Small mechanical cues — three-quarter speed curls on early closeouts, shoulder-to-shoulder contact on pin-downs, and shot-ready hands on flares — raise execution percentage and force the defense into rushed rotations instead of composed help sequences.

Practice progressions to ingrain reads and speed up decision-making

Execution under live pressure separates theory from impact. Structure practice rep progressions to stress the read hierarchy rather than rote movement: start with half-court walk-throughs, progress to controlled 5-on-5 with limited options, then full live sequences with score-based consequences.

Drill examples:

  • PNR read ladder: set multiple pick-and-rolls per possession with pre-assigned coverages shown by the coach; reward correct reads (drive, pass to screener, or kick) with immediate transition offense reps.
  • Stagger-to-flare live reps: offense runs staggered pin-down into flare/curl against live defense for 10 reps each side; enforce corrections on spacing and timing between reps.
  • Shell with constraint: 4-on-4 shell where one offensive player must be a corner shooter and cannot leave the corner—forces ball-handlers to work reads and improves kick-out recognition.

Measure success by decision quality, not just points: track turnovers on reads, forced shots, and kick-out frequency. Repeat these progressions into muscle memory so, in games, spacing plus motion becomes a predictable engine for high-percentage outcomes rather than a series of improvised gambles.

In-game adjustments and feedback loops

Even the best-designed offensive frameworks need constant in-game calibration. Use timeouts and short stoppages to address recurring coverages or to reinforce a particular read you want to force. Encourage players to call out specific defensive reactions—drops, hedges, or switches—so teammates can execute predetermined counters without hesitation.

Leverage simple data and video feedback between quarters: track which reads led to high-percentage looks, which rotations produced late closeouts, and which alignments consistently created mismatches. External scouting and public tracking tools like NBA Stats can help you identify opponent tendencies quickly and inform small, targeted adjustments at halftime.

Putting the system into play

The difference between an idea and a repeatable advantage is cultural ownership. Make the system a living process—one where players are rewarded for disciplined reads, coaches prioritize clarity over complexity, and mistakes are treated as data for the next practice rather than moments of blame.
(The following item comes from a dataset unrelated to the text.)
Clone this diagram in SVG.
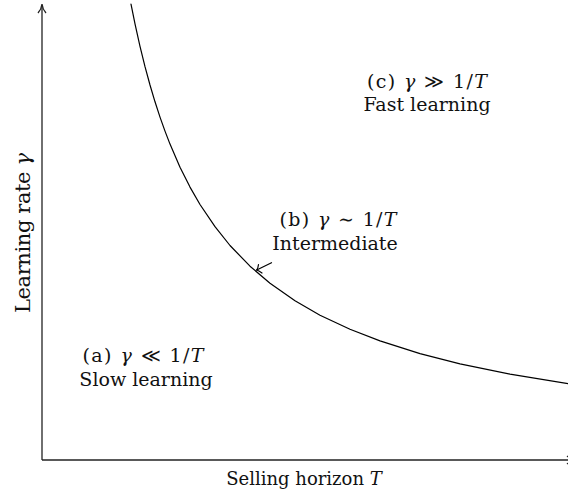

This mindset accelerates the feedback loop and turns principled execution into habit.

Practical next steps for teams

  • Pick one offensive read or spacing alignment to focus on for a two-week cycle; measure outcomes (turnovers, assisted buckets, open threes).
  • Build a practice micro-plan: warm-up reps → isolated read drills → live competitive sequences → film review within the same session.
  • Assign in-game communication roles (lead caller, mismatch spotter, rotation reminder) so responsibilities are clear when the pace increases.

Execution is iterative. Keep drills specific, feedback immediate, and expectations consistent. Over time, the accumulation of small, disciplined choices will create the separation, timing, and clarity that make spacing, motion, and read-and-react a durable offensive identity rather than an occasional strategy.